Challenge - Write out again exactly the lines from the one containing "Clone this chart in matplotlib." through the one containing "pre_v = [355.9, 356.0, 358.0, 356.4, 356.4, 356.5, 358.0]", both included, and omit the pictures.

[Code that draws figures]

^^^^^^^^

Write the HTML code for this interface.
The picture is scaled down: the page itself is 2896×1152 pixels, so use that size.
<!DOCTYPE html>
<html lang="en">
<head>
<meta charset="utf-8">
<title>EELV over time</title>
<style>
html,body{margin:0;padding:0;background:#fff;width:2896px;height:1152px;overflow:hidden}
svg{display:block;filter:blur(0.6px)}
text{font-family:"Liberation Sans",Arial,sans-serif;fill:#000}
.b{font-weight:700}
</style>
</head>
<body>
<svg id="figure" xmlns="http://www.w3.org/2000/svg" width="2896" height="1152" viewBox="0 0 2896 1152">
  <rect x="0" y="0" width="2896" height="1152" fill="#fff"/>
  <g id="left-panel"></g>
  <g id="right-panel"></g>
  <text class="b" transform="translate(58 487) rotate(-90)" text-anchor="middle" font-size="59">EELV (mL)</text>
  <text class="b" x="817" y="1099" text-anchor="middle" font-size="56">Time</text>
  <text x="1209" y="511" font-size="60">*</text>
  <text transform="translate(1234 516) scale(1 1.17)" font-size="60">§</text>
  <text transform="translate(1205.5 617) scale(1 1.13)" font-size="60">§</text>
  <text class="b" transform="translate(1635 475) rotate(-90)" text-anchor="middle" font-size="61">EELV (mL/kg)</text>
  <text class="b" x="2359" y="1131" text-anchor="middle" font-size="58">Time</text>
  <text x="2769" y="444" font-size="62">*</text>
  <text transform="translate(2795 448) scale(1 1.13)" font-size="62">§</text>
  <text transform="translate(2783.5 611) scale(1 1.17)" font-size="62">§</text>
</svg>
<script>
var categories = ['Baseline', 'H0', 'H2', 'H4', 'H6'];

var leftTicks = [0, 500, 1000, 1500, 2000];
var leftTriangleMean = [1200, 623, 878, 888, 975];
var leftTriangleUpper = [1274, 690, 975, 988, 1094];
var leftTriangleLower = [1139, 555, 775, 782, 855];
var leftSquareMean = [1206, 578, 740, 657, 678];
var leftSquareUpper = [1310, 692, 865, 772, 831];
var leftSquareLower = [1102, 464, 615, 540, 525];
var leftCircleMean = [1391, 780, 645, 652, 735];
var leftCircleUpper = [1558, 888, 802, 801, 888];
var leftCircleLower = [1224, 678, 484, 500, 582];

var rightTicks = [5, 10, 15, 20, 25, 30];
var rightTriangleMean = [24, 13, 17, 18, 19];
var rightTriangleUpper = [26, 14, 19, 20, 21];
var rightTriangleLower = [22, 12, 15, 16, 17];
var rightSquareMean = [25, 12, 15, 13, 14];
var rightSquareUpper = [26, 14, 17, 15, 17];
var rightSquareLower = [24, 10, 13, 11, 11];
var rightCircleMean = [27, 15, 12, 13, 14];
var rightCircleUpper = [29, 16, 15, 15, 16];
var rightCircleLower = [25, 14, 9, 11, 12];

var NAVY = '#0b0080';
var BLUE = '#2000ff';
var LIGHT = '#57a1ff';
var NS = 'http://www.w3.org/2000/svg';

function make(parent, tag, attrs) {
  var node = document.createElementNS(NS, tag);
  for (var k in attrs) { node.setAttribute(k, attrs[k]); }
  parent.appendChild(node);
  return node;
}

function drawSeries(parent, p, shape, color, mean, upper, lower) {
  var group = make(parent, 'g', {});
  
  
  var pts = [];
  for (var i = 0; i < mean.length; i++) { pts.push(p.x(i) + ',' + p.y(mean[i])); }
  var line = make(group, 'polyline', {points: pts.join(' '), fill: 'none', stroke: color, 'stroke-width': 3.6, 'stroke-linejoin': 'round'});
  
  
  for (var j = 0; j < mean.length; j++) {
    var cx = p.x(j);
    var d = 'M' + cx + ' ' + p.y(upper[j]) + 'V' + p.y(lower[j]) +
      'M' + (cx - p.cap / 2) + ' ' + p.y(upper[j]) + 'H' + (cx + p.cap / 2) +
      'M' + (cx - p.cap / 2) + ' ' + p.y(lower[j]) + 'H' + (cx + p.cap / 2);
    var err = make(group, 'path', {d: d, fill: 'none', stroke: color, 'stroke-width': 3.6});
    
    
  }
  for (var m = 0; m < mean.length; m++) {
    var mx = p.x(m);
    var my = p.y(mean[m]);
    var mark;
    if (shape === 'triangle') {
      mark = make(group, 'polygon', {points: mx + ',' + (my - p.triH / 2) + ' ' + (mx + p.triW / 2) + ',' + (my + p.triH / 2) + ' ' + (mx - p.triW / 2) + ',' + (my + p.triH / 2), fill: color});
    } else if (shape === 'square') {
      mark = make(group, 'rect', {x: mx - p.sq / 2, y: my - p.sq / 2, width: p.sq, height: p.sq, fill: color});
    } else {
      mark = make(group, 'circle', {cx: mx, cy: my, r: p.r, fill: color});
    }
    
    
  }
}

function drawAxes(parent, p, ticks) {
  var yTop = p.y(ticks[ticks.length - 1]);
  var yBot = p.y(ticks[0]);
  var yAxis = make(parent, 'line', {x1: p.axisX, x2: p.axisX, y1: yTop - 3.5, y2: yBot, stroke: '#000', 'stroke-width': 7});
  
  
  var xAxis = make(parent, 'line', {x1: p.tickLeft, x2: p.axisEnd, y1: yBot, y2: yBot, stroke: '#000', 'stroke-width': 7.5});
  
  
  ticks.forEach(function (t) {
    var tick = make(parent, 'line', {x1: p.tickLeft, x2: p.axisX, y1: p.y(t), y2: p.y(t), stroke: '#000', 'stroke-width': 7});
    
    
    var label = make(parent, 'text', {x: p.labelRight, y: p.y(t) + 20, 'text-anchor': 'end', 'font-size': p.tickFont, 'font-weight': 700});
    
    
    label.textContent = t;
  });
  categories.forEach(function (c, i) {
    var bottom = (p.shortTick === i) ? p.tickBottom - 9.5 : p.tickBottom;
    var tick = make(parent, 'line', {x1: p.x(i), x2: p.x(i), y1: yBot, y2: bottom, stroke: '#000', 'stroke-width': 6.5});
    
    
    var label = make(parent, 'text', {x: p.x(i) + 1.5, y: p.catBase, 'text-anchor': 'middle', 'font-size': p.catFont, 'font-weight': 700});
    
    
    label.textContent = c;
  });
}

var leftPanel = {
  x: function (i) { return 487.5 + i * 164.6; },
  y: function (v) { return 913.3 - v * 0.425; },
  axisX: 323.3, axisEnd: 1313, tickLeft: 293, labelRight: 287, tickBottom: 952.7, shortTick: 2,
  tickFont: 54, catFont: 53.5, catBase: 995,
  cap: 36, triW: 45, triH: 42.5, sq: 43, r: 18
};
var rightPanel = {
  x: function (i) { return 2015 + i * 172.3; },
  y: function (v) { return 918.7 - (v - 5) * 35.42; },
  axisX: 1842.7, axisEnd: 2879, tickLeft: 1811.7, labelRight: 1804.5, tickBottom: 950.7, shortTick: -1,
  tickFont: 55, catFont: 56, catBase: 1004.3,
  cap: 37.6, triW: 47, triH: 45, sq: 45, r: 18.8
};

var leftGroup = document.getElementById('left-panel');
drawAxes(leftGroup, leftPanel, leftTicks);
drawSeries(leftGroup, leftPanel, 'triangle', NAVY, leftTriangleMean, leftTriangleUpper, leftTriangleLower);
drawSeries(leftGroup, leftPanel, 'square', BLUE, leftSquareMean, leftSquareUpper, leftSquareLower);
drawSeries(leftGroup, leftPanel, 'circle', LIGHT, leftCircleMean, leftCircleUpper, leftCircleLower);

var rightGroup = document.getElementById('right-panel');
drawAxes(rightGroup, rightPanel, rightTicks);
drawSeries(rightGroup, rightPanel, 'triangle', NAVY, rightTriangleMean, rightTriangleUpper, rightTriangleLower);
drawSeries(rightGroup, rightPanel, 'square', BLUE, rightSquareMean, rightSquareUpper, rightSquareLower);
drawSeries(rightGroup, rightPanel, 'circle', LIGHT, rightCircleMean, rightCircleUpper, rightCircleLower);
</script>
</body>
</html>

^^^^^^^^

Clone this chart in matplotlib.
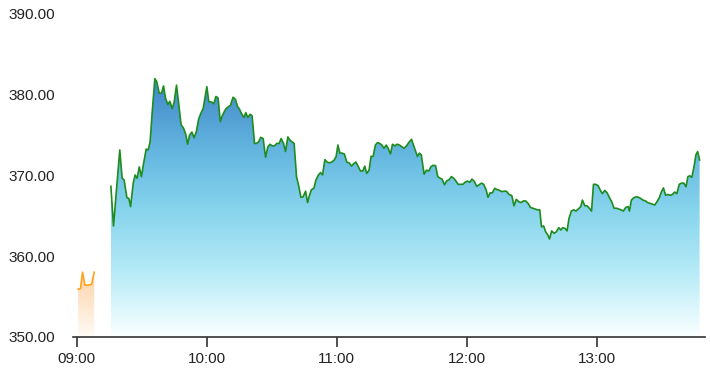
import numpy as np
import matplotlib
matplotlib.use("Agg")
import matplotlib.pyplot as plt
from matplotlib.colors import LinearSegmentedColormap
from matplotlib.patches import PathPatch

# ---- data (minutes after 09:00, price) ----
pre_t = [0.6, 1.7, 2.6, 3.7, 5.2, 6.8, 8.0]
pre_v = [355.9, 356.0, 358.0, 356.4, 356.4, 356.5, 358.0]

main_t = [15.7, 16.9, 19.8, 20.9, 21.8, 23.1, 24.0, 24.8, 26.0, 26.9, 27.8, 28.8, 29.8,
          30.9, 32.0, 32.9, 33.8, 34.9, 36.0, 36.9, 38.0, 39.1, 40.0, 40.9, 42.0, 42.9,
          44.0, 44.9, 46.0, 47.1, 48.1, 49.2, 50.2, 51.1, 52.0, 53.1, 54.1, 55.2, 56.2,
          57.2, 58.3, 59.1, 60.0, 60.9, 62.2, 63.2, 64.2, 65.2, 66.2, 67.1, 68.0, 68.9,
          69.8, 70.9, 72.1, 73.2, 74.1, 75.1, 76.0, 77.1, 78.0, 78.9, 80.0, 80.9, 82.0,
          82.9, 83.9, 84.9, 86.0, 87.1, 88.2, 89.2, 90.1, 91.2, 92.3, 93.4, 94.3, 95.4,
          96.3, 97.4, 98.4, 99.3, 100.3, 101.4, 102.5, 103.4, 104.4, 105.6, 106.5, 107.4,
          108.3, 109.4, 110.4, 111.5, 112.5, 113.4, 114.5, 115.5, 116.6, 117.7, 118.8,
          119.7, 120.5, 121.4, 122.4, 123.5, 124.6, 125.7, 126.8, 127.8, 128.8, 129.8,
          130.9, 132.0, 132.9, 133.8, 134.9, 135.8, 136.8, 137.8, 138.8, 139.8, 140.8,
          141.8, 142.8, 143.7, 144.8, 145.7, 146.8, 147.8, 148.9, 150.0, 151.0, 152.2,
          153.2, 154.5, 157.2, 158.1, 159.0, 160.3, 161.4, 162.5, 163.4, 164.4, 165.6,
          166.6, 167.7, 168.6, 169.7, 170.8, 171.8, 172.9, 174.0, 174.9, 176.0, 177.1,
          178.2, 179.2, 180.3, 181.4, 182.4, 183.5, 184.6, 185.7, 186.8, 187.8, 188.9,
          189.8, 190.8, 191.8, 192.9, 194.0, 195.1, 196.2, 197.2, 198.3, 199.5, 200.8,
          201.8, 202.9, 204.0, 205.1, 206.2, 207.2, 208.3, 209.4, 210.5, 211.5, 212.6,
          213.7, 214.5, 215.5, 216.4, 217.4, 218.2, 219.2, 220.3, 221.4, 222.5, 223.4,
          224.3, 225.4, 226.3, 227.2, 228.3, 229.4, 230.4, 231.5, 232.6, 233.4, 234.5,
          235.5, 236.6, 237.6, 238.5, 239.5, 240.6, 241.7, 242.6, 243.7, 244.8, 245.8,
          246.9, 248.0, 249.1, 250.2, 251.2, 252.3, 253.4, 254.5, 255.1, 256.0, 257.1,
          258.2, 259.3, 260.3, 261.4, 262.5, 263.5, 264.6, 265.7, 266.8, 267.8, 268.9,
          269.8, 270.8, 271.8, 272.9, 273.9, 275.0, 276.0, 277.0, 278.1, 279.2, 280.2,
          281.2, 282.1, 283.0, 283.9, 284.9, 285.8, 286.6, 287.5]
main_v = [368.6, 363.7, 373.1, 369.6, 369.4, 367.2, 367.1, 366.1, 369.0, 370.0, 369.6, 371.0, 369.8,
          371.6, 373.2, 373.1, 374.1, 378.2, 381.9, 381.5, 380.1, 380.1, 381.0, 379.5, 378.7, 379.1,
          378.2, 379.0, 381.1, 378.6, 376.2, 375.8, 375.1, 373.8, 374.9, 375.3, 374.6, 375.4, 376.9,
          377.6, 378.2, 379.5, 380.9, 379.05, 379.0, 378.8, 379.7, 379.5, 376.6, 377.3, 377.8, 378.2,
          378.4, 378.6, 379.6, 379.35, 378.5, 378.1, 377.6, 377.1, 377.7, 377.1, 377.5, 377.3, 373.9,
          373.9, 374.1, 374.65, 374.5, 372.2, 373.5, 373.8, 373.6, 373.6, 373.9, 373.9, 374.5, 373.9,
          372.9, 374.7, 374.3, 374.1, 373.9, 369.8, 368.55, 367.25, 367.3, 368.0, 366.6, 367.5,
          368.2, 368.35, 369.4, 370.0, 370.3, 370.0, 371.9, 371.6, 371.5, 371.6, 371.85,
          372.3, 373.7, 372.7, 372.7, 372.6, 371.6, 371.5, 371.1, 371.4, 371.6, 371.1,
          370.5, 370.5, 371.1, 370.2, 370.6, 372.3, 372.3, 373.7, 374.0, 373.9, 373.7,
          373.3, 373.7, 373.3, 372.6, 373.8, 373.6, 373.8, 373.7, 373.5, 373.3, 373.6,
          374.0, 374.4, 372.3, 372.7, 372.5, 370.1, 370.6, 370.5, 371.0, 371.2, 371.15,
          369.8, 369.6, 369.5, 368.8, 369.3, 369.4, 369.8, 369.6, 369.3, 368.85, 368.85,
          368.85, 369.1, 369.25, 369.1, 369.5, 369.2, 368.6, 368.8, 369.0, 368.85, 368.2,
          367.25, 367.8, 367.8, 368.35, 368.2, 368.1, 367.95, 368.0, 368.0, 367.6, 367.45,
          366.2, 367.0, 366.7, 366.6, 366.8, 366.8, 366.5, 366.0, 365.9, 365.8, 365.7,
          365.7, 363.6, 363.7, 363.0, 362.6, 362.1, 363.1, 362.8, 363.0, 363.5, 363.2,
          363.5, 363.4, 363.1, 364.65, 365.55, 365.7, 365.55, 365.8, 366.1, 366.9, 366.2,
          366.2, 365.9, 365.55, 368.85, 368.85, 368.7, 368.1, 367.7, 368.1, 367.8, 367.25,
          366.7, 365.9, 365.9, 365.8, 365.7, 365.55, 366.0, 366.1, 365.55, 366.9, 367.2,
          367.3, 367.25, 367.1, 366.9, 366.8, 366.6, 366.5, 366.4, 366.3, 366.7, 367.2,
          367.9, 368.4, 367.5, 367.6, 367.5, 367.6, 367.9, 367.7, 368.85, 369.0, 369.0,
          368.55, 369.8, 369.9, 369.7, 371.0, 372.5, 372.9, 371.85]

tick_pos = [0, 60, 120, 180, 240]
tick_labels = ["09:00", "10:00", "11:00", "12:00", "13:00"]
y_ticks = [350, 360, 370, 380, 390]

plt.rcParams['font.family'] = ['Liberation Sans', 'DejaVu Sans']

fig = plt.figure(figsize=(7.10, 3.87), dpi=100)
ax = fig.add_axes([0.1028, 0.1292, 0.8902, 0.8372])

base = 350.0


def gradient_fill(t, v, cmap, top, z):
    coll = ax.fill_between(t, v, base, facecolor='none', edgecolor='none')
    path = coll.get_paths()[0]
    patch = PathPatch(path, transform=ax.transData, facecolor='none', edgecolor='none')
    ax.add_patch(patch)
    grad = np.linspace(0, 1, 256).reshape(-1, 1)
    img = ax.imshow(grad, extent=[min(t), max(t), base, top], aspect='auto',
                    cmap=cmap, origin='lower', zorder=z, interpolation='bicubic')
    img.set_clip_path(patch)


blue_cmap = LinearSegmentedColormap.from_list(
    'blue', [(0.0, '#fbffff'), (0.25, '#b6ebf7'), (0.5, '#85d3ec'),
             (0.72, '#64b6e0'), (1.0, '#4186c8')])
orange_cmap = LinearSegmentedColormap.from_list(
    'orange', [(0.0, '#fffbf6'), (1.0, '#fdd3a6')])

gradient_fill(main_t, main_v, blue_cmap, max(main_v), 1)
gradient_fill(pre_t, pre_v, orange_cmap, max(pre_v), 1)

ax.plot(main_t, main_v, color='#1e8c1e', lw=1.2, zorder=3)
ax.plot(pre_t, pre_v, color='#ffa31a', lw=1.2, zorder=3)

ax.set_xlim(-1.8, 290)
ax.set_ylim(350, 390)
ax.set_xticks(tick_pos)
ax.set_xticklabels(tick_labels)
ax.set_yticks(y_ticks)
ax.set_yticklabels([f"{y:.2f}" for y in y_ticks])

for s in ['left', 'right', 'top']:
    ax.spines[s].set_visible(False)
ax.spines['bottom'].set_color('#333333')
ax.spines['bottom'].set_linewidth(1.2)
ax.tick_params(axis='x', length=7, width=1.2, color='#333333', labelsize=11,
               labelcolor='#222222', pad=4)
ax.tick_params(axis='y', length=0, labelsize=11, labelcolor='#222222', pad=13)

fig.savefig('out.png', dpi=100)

^^^^^^^^

Exercise answer -
Clone this chart in matplotlib.
import numpy as np
import matplotlib
matplotlib.use("Agg")
import matplotlib.pyplot as plt
from matplotlib.colors import LinearSegmentedColormap
from matplotlib.patches import PathPatch

# ---- data (minutes after 09:00, price) ----
pre_t = [0.6, 1.7, 2.6, 3.7, 5.2, 6.8, 8.0]
pre_v = [355.9, 356.0, 358.0, 356.4, 356.4, 356.5, 358.0]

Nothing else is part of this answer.